Le rapport 2000 de la Commission nationale consultative des Droits de l’Homme portant sur la xénophobie recense plus de 116 actes antisémites contre neuf l’année précédente. Des chiffres en baisse pour l’année 2001, selon le ministère de l’Intérieur.
Pour Jean Kahn, président du Consistoire central israélite de France, «cette vague d’actes antisémites est différente du vieil antisémitisme de l’affaire Dreyfus». Les organisations communautaires et celles qui luttent contre le racisme en France sont certes quasiment unanimes sur la nécessité de distinguer les actes antisémites actuels de l’antisémitisme institutionnalisé du début du XXème siècle. En revanche, la polémique porte sur la nature de ce nouvel antisémitisme. De son côté, le président du Conseil représentatif des institutions juives de France (CRIF), Roger Cukierman estime que «les actes antijuifs commis depuis plus d’un an sont très clairement localisés là où les communautés juive et maghrébine se côtoient».
La communauté juive se sent ainsi victime de l'amalgame qui tend à confondre les Français de confession juive et les Israéliens, transformant les premiers en partisans naturels de la politique du Premier ministre israélien Ariel Sharon.
Cet amalgame en côtoie logiquement un autre. Nombre de militants juifs ont constaté qu’il se produit un transfert du conflit israélo-palestinien sur le sol français. Ce glissement amène naturellement les jeunes «beurs», et plus encore les banlieusards en manque de modèles, à s’identifier aux Palestiniens, voire à leurs martyrs. Les Franco-Maghrébins sont ainsi les premiers montrés du doigt pour les exactions antisémites. Ce qui fait craindre à une partie de la communauté arabe, d'être elle aussi victime de cet amalgame.

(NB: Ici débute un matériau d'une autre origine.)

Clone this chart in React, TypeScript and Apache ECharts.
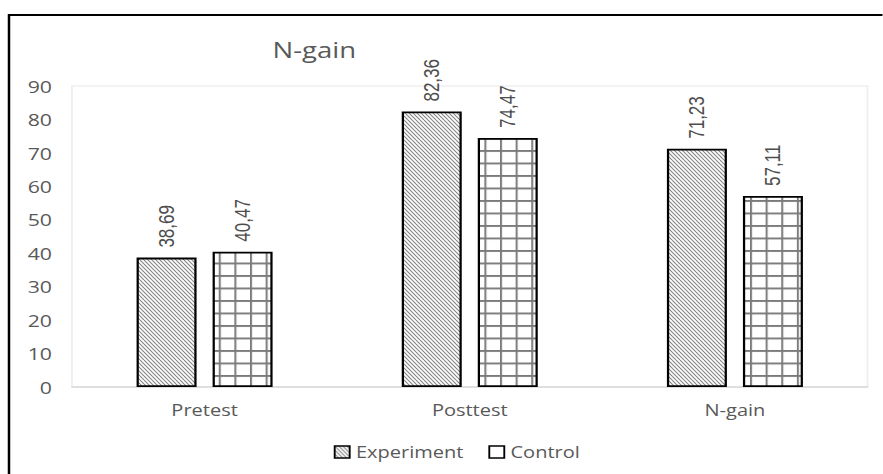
import React, { useEffect, useRef } from "react";
import * as echarts from "echarts";

const categories = ["Pretest", "Posttest", "N-gain"];
const experiment = [38.69, 82.36, 71.23];
const control = [40.47, 74.47, 57.11];
const seriesNames = ["Experiment", "Control"];
const yMin = 0;
const yMax = 90;
const yInterval = 10;

const SX = 1.25;
const W = 883 / SX;
const H = 474;
const FONT = "'Open Sans', sans-serif";

function makeHatch() {
  const r = 4;
  const w = 16;
  const h = 20;
  const c = document.createElement("canvas");
  c.width = w * r;
  c.height = h * r;
  const ctx = c.getContext("2d")!;
  ctx.fillStyle = "#ffffff";
  ctx.fillRect(0, 0, c.width, c.height);
  ctx.strokeStyle = "#6a6a6a";
  ctx.lineWidth = 0.8 * r;
  ctx.beginPath();
  for (let k = -7; k <= 7; k++) {
    const x0 = k * 3.2 * r;
    ctx.moveTo(x0, 0);
    ctx.lineTo(x0 + w * r, h * r);
  }
  ctx.stroke();
  return { image: c, repeat: "repeat", imageWidth: w, imageHeight: h } as any;
}

function makeGrid() {
  const r = 4;
  const s = 12.5;
  const c = document.createElement("canvas");
  c.width = s * r;
  c.height = s * r;
  const ctx = c.getContext("2d")!;
  ctx.fillStyle = "#ffffff";
  ctx.fillRect(0, 0, c.width, c.height);
  ctx.fillStyle = "#7a7a7a";
  ctx.fillRect(0, 0, 1.6 * r, c.height);
  ctx.fillRect(0, 0, c.width, 2 * r);
  return { image: c, repeat: "repeat", imageWidth: s, imageHeight: s } as any;
}

export default function App() {
  const ref = useRef<HTMLDivElement>(null);
  useEffect(() => {
    if (!ref.current) return;
    const chart = echarts.init(ref.current, null, { renderer: "svg" });
    const hatch = makeHatch();
    const grid = makeGrid();
    const fmt = (p: any) => Number(p.value).toFixed(2).replace(".", ",");
    const label = {
      show: true,
      position: "top",
      rotate: 90,
      align: "left",
      verticalAlign: "middle",
      distance: 10,
      fontSize: 17,
      color: "#4d4d4d",
      fontFamily: "'Liberation Sans', sans-serif",
      formatter: fmt,
    };
    chart.setOption({
      animation: false,
      textStyle: { fontFamily: FONT },
      title: {
        text: "N-gain",
        left: 213,
        top: 33,
        textStyle: { fontSize: 22, fontWeight: "normal", color: "#595959", fontFamily: FONT },
      },
      legend: {
        left: 262,
        top: 439,
        itemWidth: 12,
        itemHeight: 12,
        itemGap: 20,
        textStyle: { fontSize: 16, color: "#595959", fontFamily: FONT },
        data: [
          { name: seriesNames[0], icon: "rect", itemStyle: { color: hatch, borderColor: "#000", borderWidth: 1.5 } },
          { name: seriesNames[1], icon: "rect", itemStyle: { color: "#fff", borderColor: "#000", borderWidth: 1.5 } },
        ],
      },
      grid: {
        left: 57.6,
        right: 12,
        top: 86,
        bottom: 87,
        show: true,
        borderColor: "#efefef",
        borderWidth: 1.5,
        backgroundColor: "transparent",
      },
      xAxis: {
        type: "category",
        data: categories,
        axisLine: { lineStyle: { color: "#d9d9d9", width: 1.5 } },
        axisTick: { show: false },
        axisLabel: { color: "#595959", fontSize: 16, margin: 15, fontFamily: FONT },
      },
      yAxis: {
        type: "value",
        min: yMin,
        max: yMax,
        interval: yInterval,
        axisLine: { show: false },
        axisTick: { show: false },
        splitLine: { show: false },
        axisLabel: { color: "#595959", fontSize: 17, margin: 16, fontFamily: FONT },
      },
      series: [
        {
          name: seriesNames[0],
          type: "bar",
          data: experiment,
          barWidth: 48,
          barGap: "26.7%",
          itemStyle: { color: hatch, borderColor: "#000", borderWidth: 1.8 },
          label,
        },
        {
          name: seriesNames[1],
          type: "bar",
          data: control,
          barWidth: 48,
          barGap: "26.7%",
          itemStyle: { color: grid, borderColor: "#000", borderWidth: 1.8 },
          label,
        },
      ],
      graphic: [
        {
          type: "rect",
          silent: true,
          z: 100,
          shape: { x: 7.2, y: 15, width: 2000, height: 2000 },
          style: { fill: "none", stroke: "#000", lineWidth: 2 },
        },
      ],
    });
    return () => chart.dispose();
  }, []);
  return (
    <div
      ref={ref}
      style={{
        position: "absolute",
        left: 0,
        top: 0,
        width: W,
        height: H,
        transform: `scaleX(${SX})`,
        transformOrigin: "0 0",
      }}
    />
  );
}
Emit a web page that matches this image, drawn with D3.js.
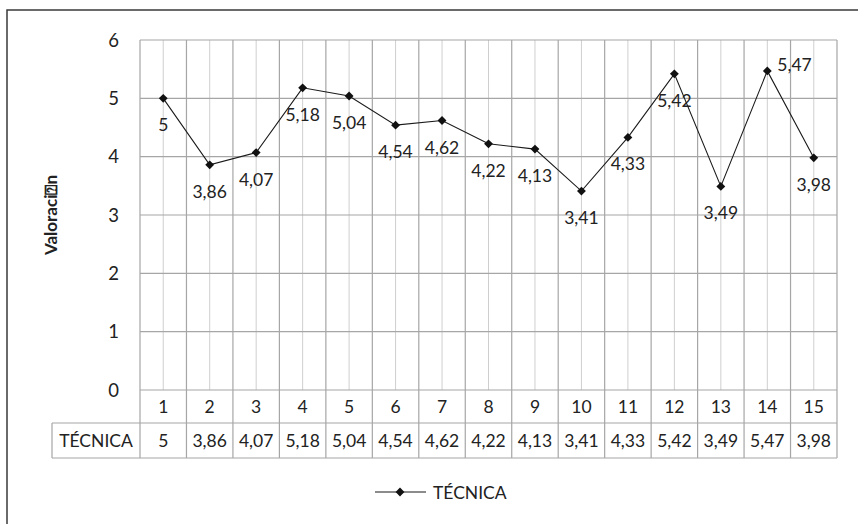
<!DOCTYPE html>
<html>
<head>
<meta charset="utf-8">
<script src="https://cdn.jsdelivr.net/npm/d3@7/dist/d3.min.js"></script>
<style>
  html, body { margin: 0; padding: 0; background: #fff; }
  svg { display: block; }
  text { font-family: Lato, "Open Sans", sans-serif; fill: #222; }
</style>
</head>
<body>
<script>
// Series: technical rating per item
const categories = ["1","2","3","4","5","6","7","8","9","10","11","12","13","14","15"];
const values = [5, 3.86, 4.07, 5.18, 5.04, 4.54, 4.62, 4.22, 4.13, 3.41, 4.33, 5.42, 3.49, 5.47, 3.98];
const yTicks = [0, 1, 2, 3, 4, 5, 6];
const seriesName = "TÉCNICA";
const yTitle = "Valoraci\u2370n";

const W = 858, H = 524;
const plot = { left: 140, right: 837, top: 40, bottom: 390 };
const rowH1 = 33, rowH2 = 35;      // data-table rows
const tableLabelLeft = 52;
const FS = 17.5;

const fmt = v => String(v).replace(".", ",");

const svg = d3.select("body").append("svg")
  .attr("width", W).attr("height", H);

svg.append("rect").attr("width", W).attr("height", H).attr("fill", "#fff");

// Outer chart frame
svg.append("rect")
  .attr("x", 7).attr("y", 10)
  .attr("width", W + 20).attr("height", H + 20)
  .attr("fill", "none").attr("stroke", "#3a3a3a").attr("stroke-width", 1.5);

const x = d3.scaleBand().domain(categories).range([plot.left, plot.right]).padding(0);
const y = d3.scaleLinear().domain([0, 6]).range([plot.bottom, plot.top]);
const cx = c => x(c) + x.bandwidth() / 2;

const grid = svg.append("g");

// Minor vertical gridlines through each category centre
grid.selectAll("line.minor").data(categories).join("line")
  .attr("x1", d => cx(d)).attr("x2", d => cx(d))
  .attr("y1", plot.top).attr("y2", plot.bottom)
  .attr("stroke", "#cfcfcf").attr("stroke-width", 1);

// Major vertical gridlines at category boundaries (extended through the table)
const bounds = categories.map(c => x(c)).concat([plot.right]);
grid.selectAll("line.major").data(bounds).join("line")
  .attr("x1", d => d).attr("x2", d => d)
  .attr("y1", plot.top).attr("y2", plot.bottom + rowH1 + rowH2)
  .attr("stroke", "#a6a6a6").attr("stroke-width", 1.2);

// Horizontal gridlines
grid.selectAll("line.h").data(yTicks).join("line")
  .attr("x1", plot.left).attr("x2", plot.right)
  .attr("y1", d => y(d)).attr("y2", d => y(d))
  .attr("stroke", "#a6a6a6").attr("stroke-width", 1.2);

// Table horizontal rules
const tY1 = plot.bottom + rowH1, tY2 = plot.bottom + rowH1 + rowH2;
grid.append("line").attr("x1", tableLabelLeft).attr("x2", plot.right)
  .attr("y1", tY1).attr("y2", tY1).attr("stroke", "#a6a6a6").attr("stroke-width", 1.2);
grid.append("line").attr("x1", tableLabelLeft).attr("x2", plot.right)
  .attr("y1", tY2).attr("y2", tY2).attr("stroke", "#a6a6a6").attr("stroke-width", 1.2);
grid.append("line").attr("x1", tableLabelLeft).attr("x2", tableLabelLeft)
  .attr("y1", tY1).attr("y2", tY2).attr("stroke", "#a6a6a6").attr("stroke-width", 1.2);

// Y-axis tick labels
svg.append("g").selectAll("text").data(yTicks).join("text")
  .attr("x", 119).attr("y", d => y(d) + 6.5)
  .attr("text-anchor", "end").attr("font-size", 18.5)
  .text(d => d);

// Y-axis title
svg.append("text")
  .attr("transform", `translate(57,${(plot.top + plot.bottom) / 2}) rotate(-90)`)
  .attr("text-anchor", "middle").attr("font-size", 17).attr("font-weight", "bold")
  .text(yTitle);

// Table: category row
svg.append("g").selectAll("text").data(categories).join("text")
  .attr("x", d => cx(d)).attr("y", plot.bottom + 23)
  .attr("text-anchor", "middle").attr("font-size", FS)
  .text(d => d);

// Table: value row
svg.append("text").attr("x", (tableLabelLeft + plot.left) / 2).attr("y", tY1 + 24)
  .attr("text-anchor", "middle").attr("font-size", FS).text(seriesName);
svg.append("g").selectAll("text").data(values).join("text")
  .attr("x", (d, i) => cx(categories[i])).attr("y", tY1 + 24)
  .attr("text-anchor", "middle").attr("font-size", FS)
  .text(d => fmt(d));

// Series line
const line = d3.line().x((d, i) => cx(categories[i])).y(d => y(d));
svg.append("path").datum(values)
  .attr("d", line).attr("fill", "none")
  .attr("stroke", "#1a1a1a").attr("stroke-width", 1.1);

const diamond = d3.symbol().type(d3.symbolDiamond2).size(50);
svg.append("g").selectAll("path").data(values).join("path")
  .attr("d", diamond)
  .attr("transform", (d, i) => `translate(${cx(categories[i])},${y(d)})`)
  .attr("fill", "#111");

// Data labels: below each point, except the one at item 14 which sits to the right
svg.append("g").selectAll("text").data(values).join("text")
  .attr("x", (d, i) => categories[i] === "14" ? cx(categories[i]) + 10 : cx(categories[i]))
  .attr("y", (d, i) => categories[i] === "14" ? y(d) : y(d) + 33)
  .attr("text-anchor", (d, i) => categories[i] === "14" ? "start" : "middle")
  .attr("font-size", FS)
  .text(d => fmt(d));

// Legend
const lg = svg.append("g").attr("transform", "translate(0,492)");
lg.append("line").attr("x1", 375).attr("x2", 426).attr("y1", 0).attr("y2", 0)
  .attr("stroke", "#1a1a1a").attr("stroke-width", 1.1);
lg.append("path").attr("d", diamond).attr("transform", "translate(400,0)").attr("fill", "#111");
lg.append("text").attr("x", 433).attr("y", 6.5).attr("font-size", FS).text(seriesName);
</script>
</body>
</html>
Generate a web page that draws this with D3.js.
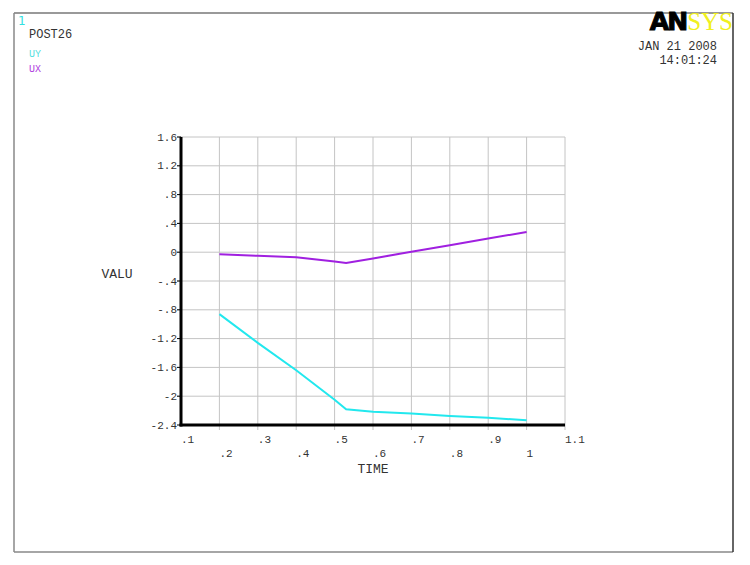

«La judéophobie n’est pas fondée sur la théorie des races»
Et l’inquiétude qui monte dans la communauté juive échauffe les esprits. Le 13 janvier, à Créteil (banlieue parisienne), la communauté juive de la ville se réunit pour protester contre les agressions commises sur une école juive et une synagogue de la ville le 31 décembre.
Pourtant, lorsque Laurent Cathala, maire PS de Créteil, déclare: «Je suis un ami d’Israël, même si je suis contre Sharon», les éléments les plus à droite de l’assemblée lui répondent: «Israël vaincra!».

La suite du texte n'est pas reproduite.